**EXERCISE BRIEF:**
Each record below is to be copied word for word, with pictures removed.

**STORED RECORDS:**
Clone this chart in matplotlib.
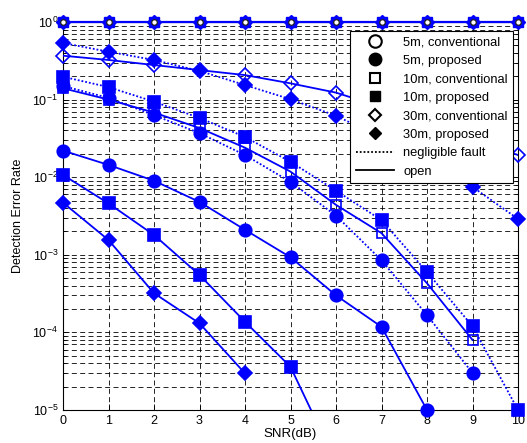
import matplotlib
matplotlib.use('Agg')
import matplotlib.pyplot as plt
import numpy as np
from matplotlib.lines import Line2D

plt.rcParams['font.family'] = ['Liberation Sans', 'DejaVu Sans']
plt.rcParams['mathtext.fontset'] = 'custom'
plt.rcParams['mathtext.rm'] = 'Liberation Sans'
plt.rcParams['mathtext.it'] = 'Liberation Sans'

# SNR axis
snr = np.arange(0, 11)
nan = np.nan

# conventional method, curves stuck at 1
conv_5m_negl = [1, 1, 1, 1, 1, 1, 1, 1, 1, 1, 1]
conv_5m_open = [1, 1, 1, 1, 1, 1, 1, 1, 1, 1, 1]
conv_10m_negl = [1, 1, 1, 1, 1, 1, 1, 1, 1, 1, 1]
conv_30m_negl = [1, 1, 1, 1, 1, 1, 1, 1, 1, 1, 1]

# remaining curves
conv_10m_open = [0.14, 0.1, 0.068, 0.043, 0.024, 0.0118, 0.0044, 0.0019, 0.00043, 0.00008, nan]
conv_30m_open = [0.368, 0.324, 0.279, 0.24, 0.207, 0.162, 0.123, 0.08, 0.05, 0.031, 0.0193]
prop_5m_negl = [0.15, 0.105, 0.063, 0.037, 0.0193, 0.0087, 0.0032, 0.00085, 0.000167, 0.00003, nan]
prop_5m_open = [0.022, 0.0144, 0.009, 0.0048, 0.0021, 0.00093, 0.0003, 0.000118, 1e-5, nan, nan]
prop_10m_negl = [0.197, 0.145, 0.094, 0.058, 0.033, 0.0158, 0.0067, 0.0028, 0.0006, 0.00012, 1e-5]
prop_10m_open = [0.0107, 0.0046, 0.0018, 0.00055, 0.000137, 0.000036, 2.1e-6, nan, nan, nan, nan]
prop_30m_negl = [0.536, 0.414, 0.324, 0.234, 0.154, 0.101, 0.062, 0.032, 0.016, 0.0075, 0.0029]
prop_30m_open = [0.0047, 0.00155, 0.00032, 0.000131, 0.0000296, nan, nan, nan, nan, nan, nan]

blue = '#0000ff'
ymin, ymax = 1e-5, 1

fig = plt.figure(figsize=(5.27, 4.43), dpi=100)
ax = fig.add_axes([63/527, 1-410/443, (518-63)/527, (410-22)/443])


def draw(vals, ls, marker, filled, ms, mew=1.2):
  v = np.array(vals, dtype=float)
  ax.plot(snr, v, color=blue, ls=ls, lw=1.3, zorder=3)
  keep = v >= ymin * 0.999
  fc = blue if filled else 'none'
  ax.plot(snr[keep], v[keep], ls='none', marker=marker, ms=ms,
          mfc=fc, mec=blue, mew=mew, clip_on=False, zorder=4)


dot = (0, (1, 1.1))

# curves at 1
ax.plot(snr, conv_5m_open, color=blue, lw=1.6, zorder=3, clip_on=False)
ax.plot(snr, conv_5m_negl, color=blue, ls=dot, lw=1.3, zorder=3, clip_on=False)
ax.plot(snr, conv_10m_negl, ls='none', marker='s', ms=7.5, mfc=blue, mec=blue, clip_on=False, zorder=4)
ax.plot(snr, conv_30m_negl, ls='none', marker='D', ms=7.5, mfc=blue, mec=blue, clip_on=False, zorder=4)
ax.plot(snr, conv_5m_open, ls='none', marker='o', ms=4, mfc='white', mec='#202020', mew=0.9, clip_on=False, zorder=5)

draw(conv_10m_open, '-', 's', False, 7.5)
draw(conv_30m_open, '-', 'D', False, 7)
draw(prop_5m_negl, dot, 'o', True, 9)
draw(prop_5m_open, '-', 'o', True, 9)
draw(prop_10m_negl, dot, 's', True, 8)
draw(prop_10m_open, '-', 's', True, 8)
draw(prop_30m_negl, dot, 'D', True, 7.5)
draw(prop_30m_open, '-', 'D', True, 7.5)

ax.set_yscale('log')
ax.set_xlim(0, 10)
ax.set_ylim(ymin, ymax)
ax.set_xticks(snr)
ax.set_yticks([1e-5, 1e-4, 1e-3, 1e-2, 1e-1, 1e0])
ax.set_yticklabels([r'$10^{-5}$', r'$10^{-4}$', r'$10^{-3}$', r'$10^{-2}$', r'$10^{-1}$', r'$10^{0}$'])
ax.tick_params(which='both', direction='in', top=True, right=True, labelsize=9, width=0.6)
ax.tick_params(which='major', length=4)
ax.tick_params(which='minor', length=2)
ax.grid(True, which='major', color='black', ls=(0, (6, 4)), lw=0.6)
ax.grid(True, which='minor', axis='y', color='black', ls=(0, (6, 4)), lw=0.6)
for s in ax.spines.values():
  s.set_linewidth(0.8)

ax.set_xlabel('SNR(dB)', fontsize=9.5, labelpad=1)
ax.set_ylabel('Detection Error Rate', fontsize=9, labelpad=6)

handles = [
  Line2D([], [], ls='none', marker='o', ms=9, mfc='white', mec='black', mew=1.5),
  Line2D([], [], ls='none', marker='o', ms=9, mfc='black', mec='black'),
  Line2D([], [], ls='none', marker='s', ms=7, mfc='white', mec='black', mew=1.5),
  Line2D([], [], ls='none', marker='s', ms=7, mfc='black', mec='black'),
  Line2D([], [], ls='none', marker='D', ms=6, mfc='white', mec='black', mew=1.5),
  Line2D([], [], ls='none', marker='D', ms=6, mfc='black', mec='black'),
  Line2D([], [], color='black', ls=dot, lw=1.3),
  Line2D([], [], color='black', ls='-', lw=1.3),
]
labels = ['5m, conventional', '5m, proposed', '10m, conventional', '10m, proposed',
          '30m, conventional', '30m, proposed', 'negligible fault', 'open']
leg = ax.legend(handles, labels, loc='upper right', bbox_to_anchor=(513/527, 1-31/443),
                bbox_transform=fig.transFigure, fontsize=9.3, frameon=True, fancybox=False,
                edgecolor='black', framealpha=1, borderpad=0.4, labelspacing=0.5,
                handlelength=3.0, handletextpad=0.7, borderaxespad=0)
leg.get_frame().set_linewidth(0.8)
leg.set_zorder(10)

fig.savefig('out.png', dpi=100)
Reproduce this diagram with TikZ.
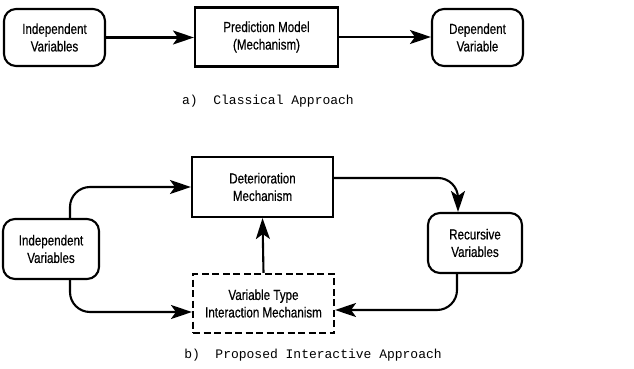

**EXPECTED ANSWER:**
Clone this chart in matplotlib.
import matplotlib
matplotlib.use('Agg')
import matplotlib.pyplot as plt
import numpy as np
from matplotlib.lines import Line2D

plt.rcParams['font.family'] = ['Liberation Sans', 'DejaVu Sans']
plt.rcParams['mathtext.fontset'] = 'custom'
plt.rcParams['mathtext.rm'] = 'Liberation Sans'
plt.rcParams['mathtext.it'] = 'Liberation Sans'

# SNR axis
snr = np.arange(0, 11)
nan = np.nan

# conventional method, curves stuck at 1
conv_5m_negl = [1, 1, 1, 1, 1, 1, 1, 1, 1, 1, 1]
conv_5m_open = [1, 1, 1, 1, 1, 1, 1, 1, 1, 1, 1]
conv_10m_negl = [1, 1, 1, 1, 1, 1, 1, 1, 1, 1, 1]
conv_30m_negl = [1, 1, 1, 1, 1, 1, 1, 1, 1, 1, 1]

# remaining curves
conv_10m_open = [0.14, 0.1, 0.068, 0.043, 0.024, 0.0118, 0.0044, 0.0019, 0.00043, 0.00008, nan]
conv_30m_open = [0.368, 0.324, 0.279, 0.24, 0.207, 0.162, 0.123, 0.08, 0.05, 0.031, 0.0193]
prop_5m_negl = [0.15, 0.105, 0.063, 0.037, 0.0193, 0.0087, 0.0032, 0.00085, 0.000167, 0.00003, nan]
prop_5m_open = [0.022, 0.0144, 0.009, 0.0048, 0.0021, 0.00093, 0.0003, 0.000118, 1e-5, nan, nan]
prop_10m_negl = [0.197, 0.145, 0.094, 0.058, 0.033, 0.0158, 0.0067, 0.0028, 0.0006, 0.00012, 1e-5]
prop_10m_open = [0.0107, 0.0046, 0.0018, 0.00055, 0.000137, 0.000036, 2.1e-6, nan, nan, nan, nan]
prop_30m_negl = [0.536, 0.414, 0.324, 0.234, 0.154, 0.101, 0.062, 0.032, 0.016, 0.0075, 0.0029]
prop_30m_open = [0.0047, 0.00155, 0.00032, 0.000131, 0.0000296, nan, nan, nan, nan, nan, nan]

blue = '#0000ff'
ymin, ymax = 1e-5, 1

fig = plt.figure(figsize=(5.27, 4.43), dpi=100)
ax = fig.add_axes([63/527, 1-410/443, (518-63)/527, (410-22)/443])


def draw(vals, ls, marker, filled, ms, mew=1.2):
  v = np.array(vals, dtype=float)
  ax.plot(snr, v, color=blue, ls=ls, lw=1.3, zorder=3)
  keep = v >= ymin * 0.999
  fc = blue if filled else 'none'
  ax.plot(snr[keep], v[keep], ls='none', marker=marker, ms=ms,
          mfc=fc, mec=blue, mew=mew, clip_on=False, zorder=4)


dot = (0, (1, 1.1))

# curves at 1
ax.plot(snr, conv_5m_open, color=blue, lw=1.6, zorder=3, clip_on=False)
ax.plot(snr, conv_5m_negl, color=blue, ls=dot, lw=1.3, zorder=3, clip_on=False)
ax.plot(snr, conv_10m_negl, ls='none', marker='s', ms=7.5, mfc=blue, mec=blue, clip_on=False, zorder=4)
ax.plot(snr, conv_30m_negl, ls='none', marker='D', ms=7.5, mfc=blue, mec=blue, clip_on=False, zorder=4)
ax.plot(snr, conv_5m_open, ls='none', marker='o', ms=4, mfc='white', mec='#202020', mew=0.9, clip_on=False, zorder=5)

draw(conv_10m_open, '-', 's', False, 7.5)
draw(conv_30m_open, '-', 'D', False, 7)
draw(prop_5m_negl, dot, 'o', True, 9)
draw(prop_5m_open, '-', 'o', True, 9)
draw(prop_10m_negl, dot, 's', True, 8)
draw(prop_10m_open, '-', 's', True, 8)
draw(prop_30m_negl, dot, 'D', True, 7.5)
draw(prop_30m_open, '-', 'D', True, 7.5)

ax.set_yscale('log')
ax.set_xlim(0, 10)
ax.set_ylim(ymin, ymax)
ax.set_xticks(snr)
ax.set_yticks([1e-5, 1e-4, 1e-3, 1e-2, 1e-1, 1e0])
ax.set_yticklabels([r'$10^{-5}$', r'$10^{-4}$', r'$10^{-3}$', r'$10^{-2}$', r'$10^{-1}$', r'$10^{0}$'])
ax.tick_params(which='both', direction='in', top=True, right=True, labelsize=9, width=0.6)
ax.tick_params(which='major', length=4)
ax.tick_params(which='minor', length=2)
ax.grid(True, which='major', color='black', ls=(0, (6, 4)), lw=0.6)
ax.grid(True, which='minor', axis='y', color='black', ls=(0, (6, 4)), lw=0.6)
for s in ax.spines.values():
  s.set_linewidth(0.8)

ax.set_xlabel('SNR(dB)', fontsize=9.5, labelpad=1)
ax.set_ylabel('Detection Error Rate', fontsize=9, labelpad=6)

handles = [
  Line2D([], [], ls='none', marker='o', ms=9, mfc='white', mec='black', mew=1.5),
  Line2D([], [], ls='none', marker='o', ms=9, mfc='black', mec='black'),
  Line2D([], [], ls='none', marker='s', ms=7, mfc='white', mec='black', mew=1.5),
  Line2D([], [], ls='none', marker='s', ms=7, mfc='black', mec='black'),
  Line2D([], [], ls='none', marker='D', ms=6, mfc='white', mec='black', mew=1.5),
  Line2D([], [], ls='none', marker='D', ms=6, mfc='black', mec='black'),
  Line2D([], [], color='black', ls=dot, lw=1.3),
  Line2D([], [], color='black', ls='-', lw=1.3),
]
labels = ['5m, conventional', '5m, proposed', '10m, conventional', '10m, proposed',
          '30m, conventional', '30m, proposed', 'negligible fault', 'open']
leg = ax.legend(handles, labels, loc='upper right', bbox_to_anchor=(513/527, 1-31/443),
                bbox_transform=fig.transFigure, fontsize=9.3, frameon=True, fancybox=False,
                edgecolor='black', framealpha=1, borderpad=0.4, labelspacing=0.5,
                handlelength=3.0, handletextpad=0.7, borderaxespad=0)
leg.get_frame().set_linewidth(0.8)
leg.set_zorder(10)

fig.savefig('out.png', dpi=100)
Reproduce this diagram with TikZ.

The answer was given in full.